(Source records)
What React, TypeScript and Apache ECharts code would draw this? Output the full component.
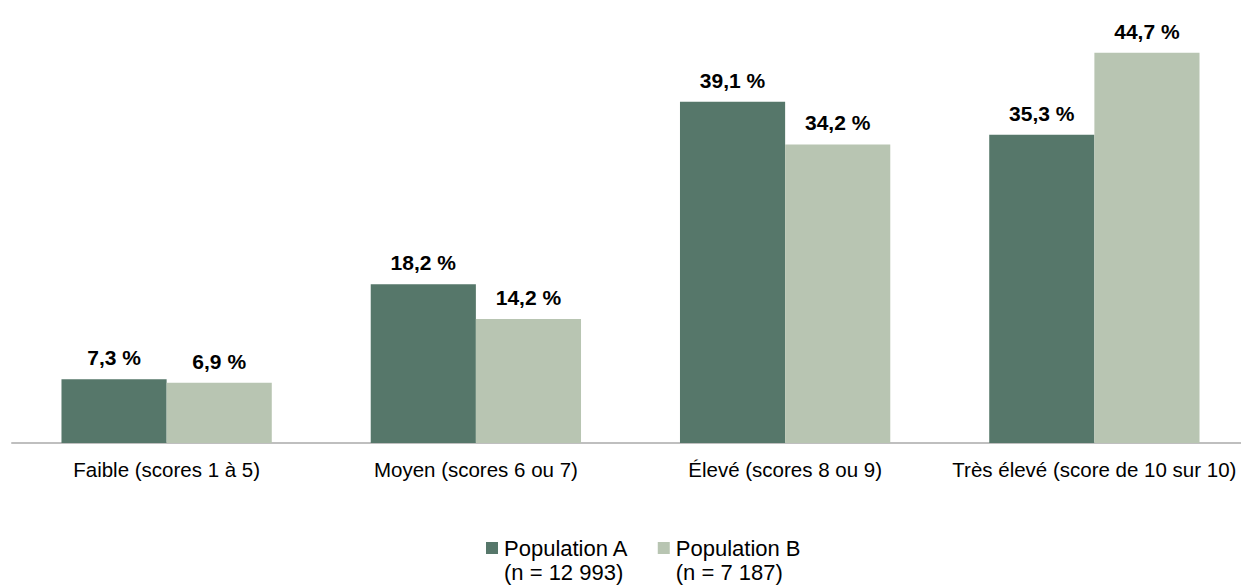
import React, { useEffect, useRef } from "react";
import * as echarts from "echarts";

const categories = [
  "Faible (scores 1 à 5)",
  "Moyen (scores 6 ou 7)",
  "Élevé (scores 8 ou 9)",
  "Très élevé (score de 10 sur 10)",
];
const seriesNames = ["Population A", "Population B"];
const seriesCounts = ["(n = 12 993)", "(n = 7 187)"];
const popA = [7.3, 18.2, 39.1, 35.3];
const popB = [6.9, 14.2, 34.2, 44.7];

const FONT = "'Liberation Sans', Arial, sans-serif";
const colors = ["#56776a", "#b8c5b2"];

export default function App() {
  const ref = useRef<HTMLDivElement>(null);
  useEffect(() => {
    if (!ref.current) return;
    const chart = echarts.init(ref.current, null, { renderer: "svg" });
    const fmt = (v: number) => v.toFixed(1).replace(".", ",") + " %";
    chart.setOption({
      animation: false,
      textStyle: { fontFamily: FONT },
      grid: { left: 4, right: 0, top: 16, bottom: 145, containLabel: false },
      legend: {
        top: 505,
        left: 478,
        padding: 0,
        itemWidth: 12,
        itemHeight: 12,
        itemGap: 29,
        icon: "rect",
        data: seriesNames,
        formatter: (name: string) => {
          const i = seriesNames.indexOf(name);
          return `{a|\u00a0}\n{a|${name}}\n{a|${seriesCounts[i]}}`;
        },
        textStyle: {
          fontFamily: FONT,
          fontSize: 22,
          color: "#000",
          padding: [0, 0, 0, 1],
          rich: { a: { fontFamily: FONT, fontSize: 22, lineHeight: 24, color: "#000" } },
        },
      },
      xAxis: {
        type: "category",
        data: categories,
        axisTick: { show: false },
        axisLine: { lineStyle: { color: "#bfbfbf", width: 2 } },
        axisLabel: { fontFamily: FONT, fontSize: 20.5, color: "#000", margin: 16, interval: 0 },
      },
      yAxis: { type: "value", min: 0, max: 48, show: false, splitLine: { show: false } },
      series: [popA, popB].map((d, i) => ({
        name: seriesNames[i],
        type: "bar",
        data: d,
        barWidth: "34%",
        barGap: "0%",
        itemStyle: { color: colors[i] },
        label: {
          show: true,
          position: "top",
          distance: 11,
          fontFamily: FONT,
          fontSize: 21,
          fontWeight: "bold",
          color: "#000",
          formatter: (p: any) => fmt(p.value),
        },
      })),
    });
    return () => chart.dispose();
  }, []);
  return <div ref={ref} style={{ width: 1241, height: 580 }} />;
}
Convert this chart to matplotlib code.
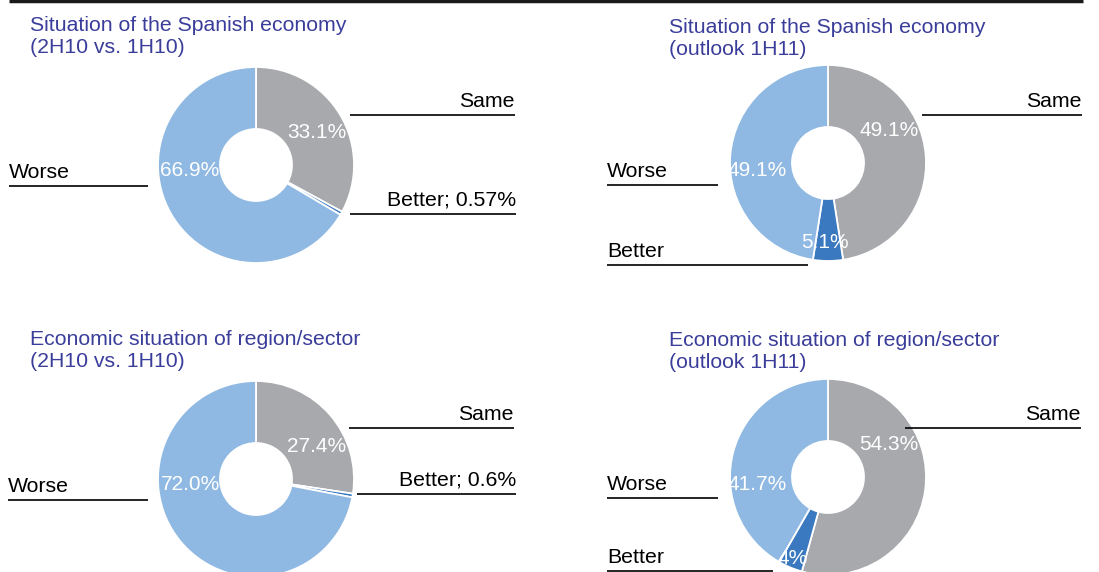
import matplotlib
matplotlib.use("Agg")
import matplotlib.pyplot as plt

plt.rcParams["font.family"] = ["Liberation Sans", "DejaVu Sans"]

W, H = 1099, 572

titles = [
    "Situation of the Spanish economy\n(2H10 vs. 1H10)",
    "Situation of the Spanish economy\n(outlook 1H11)",
    "Economic situation of region/sector\n(2H10 vs. 1H10)",
    "Economic situation of region/sector\n(outlook 1H11)",
]
categories = ["Same", "Better", "Worse"]
# survey shares in %, kept as text so the printed labels keep their decimals
same = ["33.1", "49.1", "27.4", "54.3"]
better = ["0.57", "5.1", "0.6", "4"]
worse = ["66.9", "49.1", "72.0", "41.7"]

COLORS = ["#a7a9ac", "#3a78c0", "#8fb9e2"]
TITLE_COLOR = "#3a3d9a"

# layout in pixels (y measured from the top)
centers = [(256, 165), (828, 163), (256, 479), (828, 477)]
title_pos = [(30, 16), (669, 18), (30, 330), (669, 331)]
R_OUT, R_IN = 98, 36

# white value labels inside the ring: offset from centre, None = shown outside
value_offsets = [
    [(61, -32), None, (-66, 6)],
    [(61, -32), (-3, 79), (-71, 7)],
    [(61, -33), None, (-66, 5)],
    [(61, -32), (-35, 81), (-71, 7)],
]
# category labels: (x0, x1, line y, text side)
leaders = [
    [(350, 515, 115, "right"), (350, 516, 214, "right"), (9, 148, 186, "left")],
    [(922, 1082, 115, "right"), (607, 808, 265, "left"), (607, 718, 185, "left")],
    [(349, 514, 428, "right"), (357, 516, 494, "right"), (8, 148, 500, "left")],
    [(905, 1081, 428, "right"), (607, 773, 571, "left"), (607, 718, 498, "left")],
]


def fy(y):
    return H - y


fig = plt.figure(figsize=(W / 100, H / 100), dpi=100)
ax = fig.add_axes([0, 0, 1, 1])

for i in range(4):
    vals = [float(same[i]), float(better[i]), float(worse[i])]
    texts = [same[i], better[i], worse[i]]
    cx, cy = centers[i]
    ax.pie(vals, colors=COLORS, startangle=90, counterclock=False,
           radius=R_OUT, center=(cx, fy(cy)),
           wedgeprops=dict(width=R_OUT - R_IN, edgecolor="white", linewidth=1.3))

    for j, off in enumerate(value_offsets[i]):
        if off is None:
            continue
        ax.text(cx + off[0], fy(cy + off[1]), texts[j] + "%", color="white",
                fontsize=15, ha="center", va="center")

    for j, (x0, x1, ly, side) in enumerate(leaders[i]):
        ax.plot([x0, x1], [fy(ly), fy(ly)], color="black", lw=1.2,
                solid_capstyle="butt")
        label = categories[j]
        # value not printed inside the ring goes next to the name
        if value_offsets[i][j] is None:
            label = f"{label}; {texts[j]}%"
        tx = x1 if side == "right" else x0
        ax.text(tx, fy(ly - 8), label, fontsize=15.3, ha=side, va="baseline",
                color="black")

    tx, ty = title_pos[i]
    ax.text(tx, fy(ty), titles[i], fontsize=15.3, color=TITLE_COLOR,
            ha="left", va="top", linespacing=1.2)

# rule across the top
ax.plot([9, 1083], [fy(1), fy(1)], color="#1a1a1a", lw=2.5, solid_capstyle="butt")

ax.set_xlim(0, W)
ax.set_ylim(0, H)
ax.set_aspect("auto")
ax.axis("off")

fig.savefig("out.png", dpi=100, facecolor="white")
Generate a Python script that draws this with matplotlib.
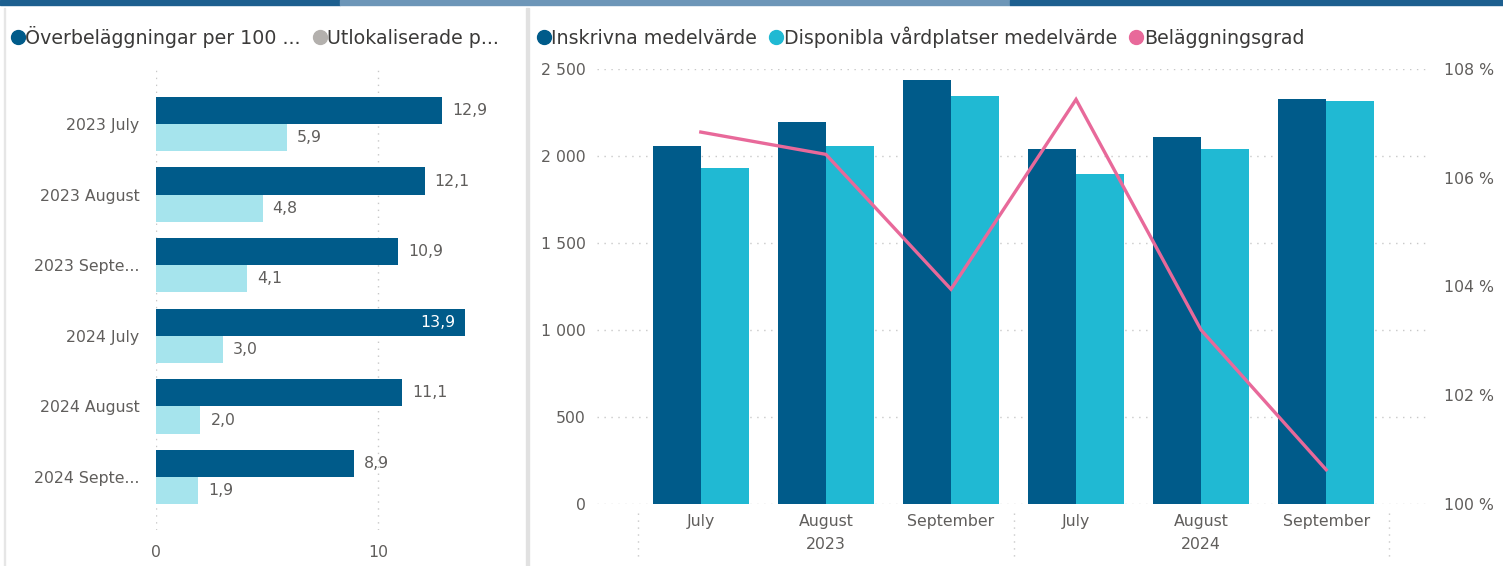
import matplotlib.pyplot as plt
import numpy as np
from matplotlib.lines import Line2D
from matplotlib.patches import Rectangle

plt.rcParams['font.family'] = ['DejaVu Sans']

# vänster diagram
kategorier = ["2023 July", "2023 August", "2023 Septe...", "2024 July", "2024 August", "2024 Septe..."]
overbel = [12.9, 12.1, 10.9, 13.9, 11.1, 8.9]
utlok = [5.9, 4.8, 4.1, 3.0, 2.0, 1.9]

# höger diagram
manader = ["July", "August", "September", "July", "August", "September"]
ar = ["2023", "2024"]
inskrivna = [2057, 2195, 2437, 2040, 2109, 2328]
disponibla = [1931, 2057, 2345, 1897, 2040, 2316]
belaggning = [106.84, 106.43, 103.95, 107.44, 103.2, 100.63]

morkbla = '#005B8A'
cyan = '#20B9D3'
ljusbla = '#A6E4ED'
rosa = '#E8699A'
gra_text = '#605E5C'
legend_text = '#3B3A39'
fs = 11.3
fs_leg = 13.7

W, H = 1503, 566
fig = plt.figure(figsize=(W / 100, H / 100), dpi=100)

def rect(x0, y0, x1, y1):
    return [x0 / W, 1 - y1 / H, (x1 - x0) / W, (y1 - y0) / H]

# ramar och toppremsa
fig.patches.append(Rectangle((0, 1 - 5 / H), 340 / W, 5 / H, transform=fig.transFigure, color='#1D5F8F'))
fig.patches.append(Rectangle((340 / W, 1 - 5 / H), 670 / W, 5 / H, transform=fig.transFigure, color='#6D96B8'))
fig.patches.append(Rectangle((1010 / W, 1 - 5 / H), 493 / W, 5 / H, transform=fig.transFigure, color='#1D5F8F'))
fig.patches.append(Rectangle((526 / W, 0), 3 / W, 1 - 8 / H, transform=fig.transFigure, color='#E1E1E1'))
fig.patches.append(Rectangle((4 / W, 0), 1 / W, 1 - 8 / H, transform=fig.transFigure, color='#E6E6E6'))

# ---- vänster ----
ax1 = fig.add_axes(rect(156, 70, 489, 530))
y = np.arange(len(kategorier))
h = 0.385
ax1.barh(y - h / 2, overbel, height=h, color=morkbla)
ax1.barh(y + h / 2, utlok, height=h, color=ljusbla)
ax1.set_xlim(0, 15)
ax1.set_ylim(5.75, -0.765)
for s in ax1.spines.values():
    s.set_visible(False)
ax1.set_xticks([0, 10])
ax1.set_xticklabels(["0", "10"], color=gra_text, fontsize=fs)
ax1.tick_params(axis='x', length=0, pad=11)
ax1.set_yticks(y)
ax1.set_yticklabels(kategorier, color=gra_text, fontsize=fs)
ax1.tick_params(axis='y', length=0, pad=12)
ax1.grid(axis='x', color='#C8C8C8', linestyle=(0, (1, 4)), linewidth=1)
ax1.set_axisbelow(True)
for i, v in enumerate(overbel):
    txt = f"{v:.1f}".replace('.', ',')
    if v > 13.5:
        ax1.text(v - 0.4, i - h / 2, txt, ha='right', va='center', color='white', fontsize=fs)
    else:
        ax1.text(v + 0.45, i - h / 2, txt, ha='left', va='center', color=gra_text, fontsize=fs)
for i, v in enumerate(utlok):
    txt = f"{v:.1f}".replace('.', ',')
    ax1.text(v + 0.45, i + h / 2, txt, ha='left', va='center', color=gra_text, fontsize=fs)

fig.legend(handles=[Line2D([], [], marker='o', ls='', color=morkbla, markersize=10),
                    Line2D([], [], marker='o', ls='', color='#B3B0AD', markersize=10)],
           labels=["Överbeläggningar per 100 ...", "Utlokaliserade p..."],
           loc='center left', bbox_to_anchor=(12 / W, 1 - 37 / H), ncol=2, frameon=False,
           handlelength=0.6, handletextpad=0.1, columnspacing=0.7, fontsize=fs_leg,
           labelcolor=legend_text, borderpad=0, borderaxespad=0)

# ---- höger ----
ax2 = fig.add_axes(rect(597, 69, 1430, 504))
x = np.arange(len(manader))
b = 0.385
ax2.bar(x - b / 2, inskrivna, width=b, color=morkbla)
ax2.bar(x + b / 2, disponibla, width=b, color=cyan)
ax2.set_xlim(-0.83, 5.83)
ax2.set_ylim(0, 2500)
for s in ax2.spines.values():
    s.set_visible(False)
ax2.set_yticks([0, 500, 1000, 1500, 2000, 2500])
ax2.set_yticklabels(["0", "500", "1 000", "1 500", "2 000", "2 500"], color=gra_text, fontsize=fs)
ax2.tick_params(axis='y', length=0, pad=8)
ax2.grid(axis='y', color='#C8C8C8', linestyle=(0, (1, 4)), linewidth=1)
ax2.set_axisbelow(True)
ax2.set_xticks(x)
ax2.set_xticklabels(manader, color=gra_text, fontsize=fs)
ax2.tick_params(axis='x', length=0, pad=7)
for k, a in enumerate(ar):
    ax2.text(1 + 3 * k, -0.075, a, transform=ax2.get_xaxis_transform(), ha='center', va='top',
             color=gra_text, fontsize=fs)
for xs in [-0.5, 2.5, 5.5]:
    ax2.plot([xs, xs], [-0.02, -0.13], transform=ax2.get_xaxis_transform(), clip_on=False,
             color='#C8C8C8', linestyle=(0, (1, 4)), linewidth=1)

ax3 = ax2.twinx()
ax3.plot(x, belaggning, color=rosa, linewidth=2.4, solid_joinstyle='miter')
ax3.set_ylim(100, 108)
ax3.set_yticks([100, 102, 104, 106, 108])
ax3.set_yticklabels(["100 %", "102 %", "104 %", "106 %", "108 %"], color=gra_text, fontsize=fs)
ax3.tick_params(axis='y', length=0, pad=10)
for s in ax3.spines.values():
    s.set_visible(False)

fig.legend(handles=[Line2D([], [], marker='o', ls='', color=morkbla, markersize=10),
                    Line2D([], [], marker='o', ls='', color=cyan, markersize=10),
                    Line2D([], [], marker='o', ls='', color=rosa, markersize=10)],
           labels=["Inskrivna medelvärde", "Disponibla vårdplatser medelvärde", "Beläggningsgrad"],
           loc='center left', bbox_to_anchor=(538 / W, 1 - 37 / H), ncol=3, frameon=False,
           handlelength=0.6, handletextpad=0.1, columnspacing=0.7, fontsize=fs_leg,
           labelcolor=legend_text, borderpad=0, borderaxespad=0)

fig.savefig("out.png", dpi=100)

▸ **WHAT YOU NEED TO DO**
Your task is to quote, unchanged, only the lines from the line bearing "Generate a Python" through the line bearing "plt.rcParams['font.family'] = ['DejaVu Sans']"; the pictures are not part of the copy.

▸ **WRITTEN REPLY**
Generate a Python script that draws this with matplotlib.
import matplotlib.pyplot as plt
import numpy as np
from matplotlib.lines import Line2D
from matplotlib.patches import Rectangle

plt.rcParams['font.family'] = ['DejaVu Sans']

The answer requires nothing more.